## GIVEN TASK
Can you output the material exactly as written, minus any pictures it holds?

## MATERIAL PROVIDED

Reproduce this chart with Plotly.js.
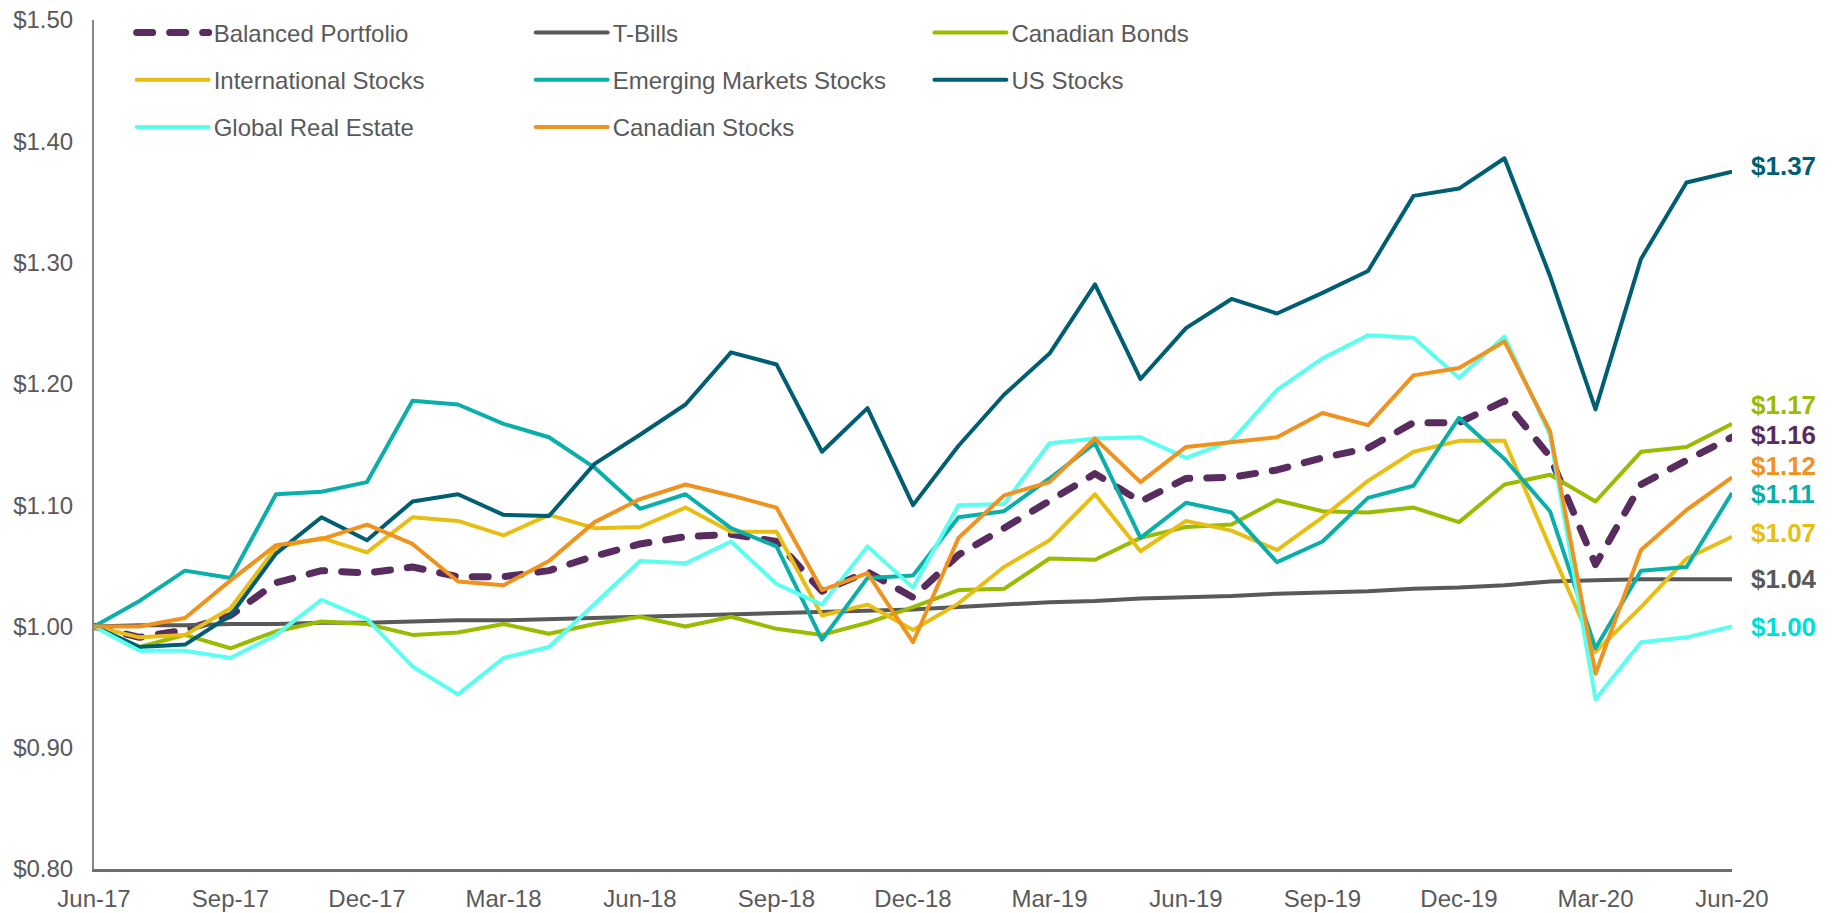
<!DOCTYPE html>
<html>
<head>
<meta charset="utf-8">
<script src="https://cdn.plot.ly/plotly-3.0.1.min.js"></script>
<style>
  html, body { margin: 0; padding: 0; background: #ffffff; }
  #chart { width: 1841px; height: 913px; }
</style>
</head>
<body>
<div id="chart"></div>
<script>
// ---------------- DATA ----------------
const months = ['Jun-17','Jul-17','Aug-17','Sep-17','Oct-17','Nov-17','Dec-17','Jan-18','Feb-18','Mar-18','Apr-18','May-18',
                'Jun-18','Jul-18','Aug-18','Sep-18','Oct-18','Nov-18','Dec-18','Jan-19','Feb-19','Mar-19','Apr-19','May-19',
                'Jun-19','Jul-19','Aug-19','Sep-19','Oct-19','Nov-19','Dec-19','Jan-20','Feb-20','Mar-20','Apr-20','May-20','Jun-20'];
const tickLabels = ['Jun-17','Sep-17','Dec-17','Mar-18','Jun-18','Sep-18','Dec-18','Mar-19','Jun-19','Sep-19','Dec-19','Mar-20','Jun-20'];

const balancedPortfolio = [1.000,0.991,0.997,1.009,1.036,1.046,1.044,1.049,1.041,1.041,1.046,1.058,
                           1.068,1.074,1.076,1.070,1.029,1.045,1.024,1.059,1.081,1.103,1.126,1.103,
                           1.122,1.123,1.129,1.139,1.147,1.168,1.168,1.186,1.140,1.051,1.117,1.137,1.156];
const tBills = [1.000,1.001,1.001,1.002,1.002,1.003,1.003,1.004,1.005,1.005,1.006,1.007,
                1.008,1.009,1.010,1.011,1.012,1.013,1.014,1.016,1.018,1.020,1.021,1.023,
                1.024,1.025,1.027,1.028,1.029,1.031,1.032,1.034,1.037,1.038,1.039,1.039,1.039];
const canadianBonds = [1.000,0.983,0.993,0.982,0.996,1.004,1.002,0.993,0.995,1.002,0.994,1.002,
                       1.008,1.000,1.008,0.998,0.993,1.003,1.016,1.030,1.031,1.056,1.055,1.073,
                       1.082,1.084,1.104,1.095,1.094,1.098,1.086,1.117,1.125,1.103,1.144,1.148,1.167];
const internationalStocks = [1.000,0.991,0.993,1.015,1.065,1.073,1.061,1.090,1.087,1.075,1.092,1.081,
                             1.082,1.098,1.078,1.078,1.009,1.018,0.997,1.019,1.049,1.071,1.109,1.062,
                             1.087,1.079,1.063,1.090,1.120,1.144,1.153,1.153,1.065,0.979,1.016,1.056,1.074];
const emergingMarketsStocks = [1.000,1.021,1.046,1.040,1.109,1.111,1.119,1.186,1.183,1.167,1.156,1.131,
                               1.097,1.109,1.081,1.066,0.989,1.040,1.042,1.090,1.095,1.122,1.151,1.073,
                               1.102,1.094,1.053,1.070,1.106,1.116,1.172,1.138,1.095,0.982,1.046,1.049,1.110];
const usStocks = [1.000,0.983,0.985,1.009,1.060,1.090,1.071,1.103,1.109,1.092,1.091,1.134,
                  1.158,1.183,1.226,1.216,1.144,1.180,1.100,1.149,1.191,1.225,1.282,1.204,
                  1.246,1.270,1.258,1.275,1.293,1.355,1.361,1.386,1.289,1.179,1.303,1.366,1.375];
const globalRealEstate = [1.000,0.980,0.980,0.974,0.993,1.022,1.006,0.967,0.944,0.974,0.983,1.018,
                          1.054,1.052,1.070,1.035,1.018,1.066,1.032,1.100,1.101,1.151,1.155,1.156,
                          1.139,1.153,1.195,1.221,1.240,1.238,1.205,1.239,1.158,0.940,0.987,0.991,1.000];
const canadianStocks = [1.000,1.000,1.007,1.038,1.067,1.072,1.084,1.068,1.037,1.034,1.054,1.086,
                        1.105,1.117,1.108,1.098,1.030,1.044,0.987,1.073,1.108,1.119,1.155,1.119,
                        1.148,1.152,1.156,1.176,1.166,1.207,1.213,1.235,1.161,0.961,1.063,1.096,1.123];

const seriesNames = ['Balanced Portfolio','T-Bills','Canadian Bonds','International Stocks',
                     'Emerging Markets Stocks','US Stocks','Global Real Estate','Canadian Stocks'];
const endLabels = ['$1.16','$1.04','$1.17','$1.07','$1.11','$1.37','$1.00','$1.12'];

// ---------------- STYLE / LAYOUT ----------------
const FONT = 'Arial, "Liberation Sans", Helvetica, sans-serif';
const GRAY = '#595959';
const seriesData = [balancedPortfolio, tBills, canadianBonds, internationalStocks,
                    emergingMarketsStocks, usStocks, globalRealEstate, canadianStocks];
const lineColors  = ['#582C5E','#595959','#99BB00','#E9BE13','#0AAFAA','#005E72','#5BFFF0','#F0921E'];
const labelColors = ['#582C5E','#595959','#99BB00','#E9BE13','#0AAFAA','#005E72','#00DEDA','#F0921E'];
const legendOf    = ['legend','legend2','legend3','legend','legend2','legend3','legend','legend2'];
// vertical placement (in axis units) of the end labels, nudged apart to avoid overlap
const labelPos    = [1.1575,1.0387,1.1825,1.0774,1.1095,1.3795,0.9992,1.1325];

const traces = seriesData.map((vals, k) => ({
  type: 'scatter',
  mode: 'lines',
  name: seriesNames[k],
  x: months,
  y: vals,
  legend: legendOf[k],
  legendgroup: 'g' + k,
  line: k === 0
    ? { color: lineColors[k], width: 7, dash: '16px,17px' }
    : { color: lineColors[k], width: 4 },
  hoverinfo: 'skip'
}));

const annotations = seriesData.map((vals, k) => ({
  x: months[months.length - 1],
  y: labelPos[k],
  xref: 'x', yref: 'y',
  text: endLabels[k],
  showarrow: false,
  xanchor: 'left', yanchor: 'middle',
  xshift: 17,
  height: 24,
  font: { family: FONT, size: 26, color: labelColors[k], weight: 700 }
}));

const legendBase = {
  yanchor: 'top', xanchor: 'left', y: 1.01,
  bgcolor: 'rgba(0,0,0,0)',
  font: { family: FONT, size: 24, color: GRAY },
  itemwidth: 72,
  tracegroupgap: 13,
  traceorder: 'grouped'
};

const layout = {
  width: 1841, height: 913,
  margin: { l: 94, r: 109, t: 19, b: 44, pad: 0 },
  paper_bgcolor: '#ffffff', plot_bgcolor: '#ffffff',
  font: { family: FONT, size: 24, color: GRAY },
  showlegend: true,
  legend:  Object.assign({}, legendBase, { x: 0.023 }),
  legend2: Object.assign({}, legendBase, { x: 0.2666 }),
  legend3: Object.assign({}, legendBase, { x: 0.510 }),
  xaxis: {
    type: 'category',
    range: [0, months.length - 1],
    tickmode: 'array', tickvals: tickLabels, ticktext: tickLabels,
    showgrid: false, zeroline: false,
    showline: true, linecolor: '#6E6E6E', linewidth: 3,
    ticks: '', tickangle: 0,
    ticklabelstandoff: 6,
    tickfont: { family: FONT, size: 24, color: GRAY }
  },
  yaxis: {
    range: [0.8, 1.5],
    tick0: 0.8, dtick: 0.1,
    tickformat: '$.2f',
    showgrid: false, zeroline: false,
    showline: true, linecolor: '#868686', linewidth: 2,
    ticks: '',
    ticklabelstandoff: 14,
    tickfont: { family: FONT, size: 24, color: GRAY }
  },
  annotations: annotations
};

Plotly.newPlot('chart', traces, layout, { staticPlot: true, displayModeBar: false }).then(() => {
  document.querySelectorAll('.scatterlayer .trace path.js-line').forEach((p, i) => {
    p.style.strokeLinejoin = 'round';
    if (i === 0) p.style.strokeLinecap = 'round';
  });
  document.querySelectorAll('.legendlines path').forEach(p => {
    p.style.strokeLinecap = 'round';
  });
});
</script>
</body>
</html>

## RESULT OF THIS EXERCISE
Reproduce this chart with Plotly.js.
<!DOCTYPE html>
<html>
<head>
<meta charset="utf-8">
<script src="https://cdn.plot.ly/plotly-3.0.1.min.js"></script>
<style>
  html, body { margin: 0; padding: 0; background: #ffffff; }
  #chart { width: 1841px; height: 913px; }
</style>
</head>
<body>
<div id="chart"></div>
<script>
// ---------------- DATA ----------------
const months = ['Jun-17','Jul-17','Aug-17','Sep-17','Oct-17','Nov-17','Dec-17','Jan-18','Feb-18','Mar-18','Apr-18','May-18',
                'Jun-18','Jul-18','Aug-18','Sep-18','Oct-18','Nov-18','Dec-18','Jan-19','Feb-19','Mar-19','Apr-19','May-19',
                'Jun-19','Jul-19','Aug-19','Sep-19','Oct-19','Nov-19','Dec-19','Jan-20','Feb-20','Mar-20','Apr-20','May-20','Jun-20'];
const tickLabels = ['Jun-17','Sep-17','Dec-17','Mar-18','Jun-18','Sep-18','Dec-18','Mar-19','Jun-19','Sep-19','Dec-19','Mar-20','Jun-20'];

const balancedPortfolio = [1.000,0.991,0.997,1.009,1.036,1.046,1.044,1.049,1.041,1.041,1.046,1.058,
                           1.068,1.074,1.076,1.070,1.029,1.045,1.024,1.059,1.081,1.103,1.126,1.103,
                           1.122,1.123,1.129,1.139,1.147,1.168,1.168,1.186,1.140,1.051,1.117,1.137,1.156];
const tBills = [1.000,1.001,1.001,1.002,1.002,1.003,1.003,1.004,1.005,1.005,1.006,1.007,
                1.008,1.009,1.010,1.011,1.012,1.013,1.014,1.016,1.018,1.020,1.021,1.023,
                1.024,1.025,1.027,1.028,1.029,1.031,1.032,1.034,1.037,1.038,1.039,1.039,1.039];
const canadianBonds = [1.000,0.983,0.993,0.982,0.996,1.004,1.002,0.993,0.995,1.002,0.994,1.002,
                       1.008,1.000,1.008,0.998,0.993,1.003,1.016,1.030,1.031,1.056,1.055,1.073,
                       1.082,1.084,1.104,1.095,1.094,1.098,1.086,1.117,1.125,1.103,1.144,1.148,1.167];
const internationalStocks = [1.000,0.991,0.993,1.015,1.065,1.073,1.061,1.090,1.087,1.075,1.092,1.081,
                             1.082,1.098,1.078,1.078,1.009,1.018,0.997,1.019,1.049,1.071,1.109,1.062,
                             1.087,1.079,1.063,1.090,1.120,1.144,1.153,1.153,1.065,0.979,1.016,1.056,1.074];
const emergingMarketsStocks = [1.000,1.021,1.046,1.040,1.109,1.111,1.119,1.186,1.183,1.167,1.156,1.131,
                               1.097,1.109,1.081,1.066,0.989,1.040,1.042,1.090,1.095,1.122,1.151,1.073,
                               1.102,1.094,1.053,1.070,1.106,1.116,1.172,1.138,1.095,0.982,1.046,1.049,1.110];
const usStocks = [1.000,0.983,0.985,1.009,1.060,1.090,1.071,1.103,1.109,1.092,1.091,1.134,
                  1.158,1.183,1.226,1.216,1.144,1.180,1.100,1.149,1.191,1.225,1.282,1.204,
                  1.246,1.270,1.258,1.275,1.293,1.355,1.361,1.386,1.289,1.179,1.303,1.366,1.375];
const globalRealEstate = [1.000,0.980,0.980,0.974,0.993,1.022,1.006,0.967,0.944,0.974,0.983,1.018,
                          1.054,1.052,1.070,1.035,1.018,1.066,1.032,1.100,1.101,1.151,1.155,1.156,
                          1.139,1.153,1.195,1.221,1.240,1.238,1.205,1.239,1.158,0.940,0.987,0.991,1.000];
const canadianStocks = [1.000,1.000,1.007,1.038,1.067,1.072,1.084,1.068,1.037,1.034,1.054,1.086,
                        1.105,1.117,1.108,1.098,1.030,1.044,0.987,1.073,1.108,1.119,1.155,1.119,
                        1.148,1.152,1.156,1.176,1.166,1.207,1.213,1.235,1.161,0.961,1.063,1.096,1.123];

const seriesNames = ['Balanced Portfolio','T-Bills','Canadian Bonds','International Stocks',
                     'Emerging Markets Stocks','US Stocks','Global Real Estate','Canadian Stocks'];
const endLabels = ['$1.16','$1.04','$1.17','$1.07','$1.11','$1.37','$1.00','$1.12'];

// ---------------- STYLE / LAYOUT ----------------
const FONT = 'Arial, "Liberation Sans", Helvetica, sans-serif';
const GRAY = '#595959';
const seriesData = [balancedPortfolio, tBills, canadianBonds, internationalStocks,
                    emergingMarketsStocks, usStocks, globalRealEstate, canadianStocks];
const lineColors  = ['#582C5E','#595959','#99BB00','#E9BE13','#0AAFAA','#005E72','#5BFFF0','#F0921E'];
const labelColors = ['#582C5E','#595959','#99BB00','#E9BE13','#0AAFAA','#005E72','#00DEDA','#F0921E'];
const legendOf    = ['legend','legend2','legend3','legend','legend2','legend3','legend','legend2'];
// vertical placement (in axis units) of the end labels, nudged apart to avoid overlap
const labelPos    = [1.1575,1.0387,1.1825,1.0774,1.1095,1.3795,0.9992,1.1325];

const traces = seriesData.map((vals, k) => ({
  type: 'scatter',
  mode: 'lines',
  name: seriesNames[k],
  x: months,
  y: vals,
  legend: legendOf[k],
  legendgroup: 'g' + k,
  line: k === 0
    ? { color: lineColors[k], width: 7, dash: '16px,17px' }
    : { color: lineColors[k], width: 4 },
  hoverinfo: 'skip'
}));

const annotations = seriesData.map((vals, k) => ({
  x: months[months.length - 1],
  y: labelPos[k],
  xref: 'x', yref: 'y',
  text: endLabels[k],
  showarrow: false,
  xanchor: 'left', yanchor: 'middle',
  xshift: 17,
  height: 24,
  font: { family: FONT, size: 26, color: labelColors[k], weight: 700 }
}));

const legendBase = {
  yanchor: 'top', xanchor: 'left', y: 1.01,
  bgcolor: 'rgba(0,0,0,0)',
  font: { family: FONT, size: 24, color: GRAY },
  itemwidth: 72,
  tracegroupgap: 13,
  traceorder: 'grouped'
};

const layout = {
  width: 1841, height: 913,
  margin: { l: 94, r: 109, t: 19, b: 44, pad: 0 },
  paper_bgcolor: '#ffffff', plot_bgcolor: '#ffffff',
  font: { family: FONT, size: 24, color: GRAY },
  showlegend: true,
  legend:  Object.assign({}, legendBase, { x: 0.023 }),
  legend2: Object.assign({}, legendBase, { x: 0.2666 }),
  legend3: Object.assign({}, legendBase, { x: 0.510 }),
  xaxis: {
    type: 'category',
    range: [0, months.length - 1],
    tickmode: 'array', tickvals: tickLabels, ticktext: tickLabels,
    showgrid: false, zeroline: false,
    showline: true, linecolor: '#6E6E6E', linewidth: 3,
    ticks: '', tickangle: 0,
    ticklabelstandoff: 6,
    tickfont: { family: FONT, size: 24, color: GRAY }
  },
  yaxis: {
    range: [0.8, 1.5],
    tick0: 0.8, dtick: 0.1,
    tickformat: '$.2f',
    showgrid: false, zeroline: false,
    showline: true, linecolor: '#868686', linewidth: 2,
    ticks: '',
    ticklabelstandoff: 14,
    tickfont: { family: FONT, size: 24, color: GRAY }
  },
  annotations: annotations
};

Plotly.newPlot('chart', traces, layout, { staticPlot: true, displayModeBar: false }).then(() => {
  document.querySelectorAll('.scatterlayer .trace path.js-line').forEach((p, i) => {
    p.style.strokeLinejoin = 'round';
    if (i === 0) p.style.strokeLinecap = 'round';
  });
  document.querySelectorAll('.legendlines path').forEach(p => {
    p.style.strokeLinecap = 'round';
  });
});
</script>
</body>
</html>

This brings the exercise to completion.